A 30-minute workshop with your team and some competitor research should be all you need to help define the most important and reliable metrics to measure, and some benchmarks to grade your success against.
Too much focus on qualitative research
Customer interviews and social media are great for understanding sentiment, needs, and nuance but less so in helping you understand trends and impact. Ensure you have a mix of qualitative and quantitative indicators in place to counter-balance each other and support better evidence-based decision-making.
👍 Organisational readiness
In our experience, this is one of the most common factors affecting product launches and one of the most easily solvable. Launching a product poses a significant coordination problem. Lots of different people, teams, and departments working together to orchestrate a successful launch and with that – lots of balls that can be dropped.
Here are some of the most common reasons your organisation may not be ready to support the launch of your product:
Poor internal communication
Inadequate internal communication can derail any product launch. It breeds confusion, delays, and missed objectives, harming team efficiency.
Working in the open, creating a central communication platform, and a regular cadence of ceremonies - open to everyone in the business, are all easy things you can do to help promote better internal communications. A new comms strategy or calendar won’t beat a culture of transparency and inclusion.
📚 Giles Turnbull’s excellent Agile Comms Handbook is a great primer for any team or organisation looking to improve their internal communications.
Unprepared teams
Supporting, selling, and marketing a product takes preparation. You can’t just expect to throw your first version over the fence when you launch and expect your other teams and departments to assume responsibility.
Working with these teams well in advance of your launch to understand what they need to do their jobs well, is critical not only to enable a successful launch but also, to avoid damaging important relationships. But that doesn’t mean your product team is on the hook for writing the support guides, or sales one-pagers themselves. You should clearly define roles and responsibilities and work together to ensure they’re accurate and accessible to everyone who needs them.
Lack of collaboration
An antidote to unprepared teams and poor internal communications is a great collaboration. When all areas of the organisation come together to solve customers’ problems and are active participants in the product development process, it not only makes them more engaged, but it makes them more prepared.

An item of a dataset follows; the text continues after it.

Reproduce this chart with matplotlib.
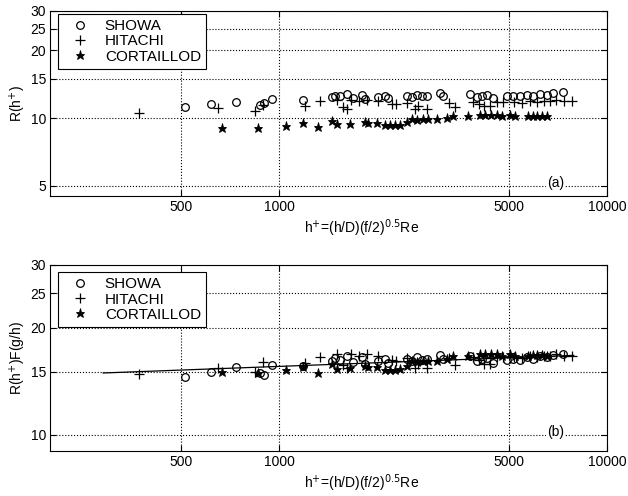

Missed stakeholder requirements
It’s the week before the launch and Legal has kindly just let you know that you need to rework your entire sign-up flow. Been here before? Well, you can make sure you don’t end up here again by practising good stakeholder management.
Defining and engaging with key stakeholders early on and implementing an appropriate communication cadence can help ensure you don’t miss any key requirements. A stakeholder map is a great place to start, but the hard work is in ensuring your stakeholders stay engaged and informed, even if it means delivering bad news.
Summary
As you can see, many things can hinder a successful product launch. From delays caused by capacity issues, to not even understanding what success mean.. And while there are a variety of mitigations you can put in place, the common thread is great collaboration and communication. Fostering a culture that promotes this will radically reduce the chances of your product launch coming up short.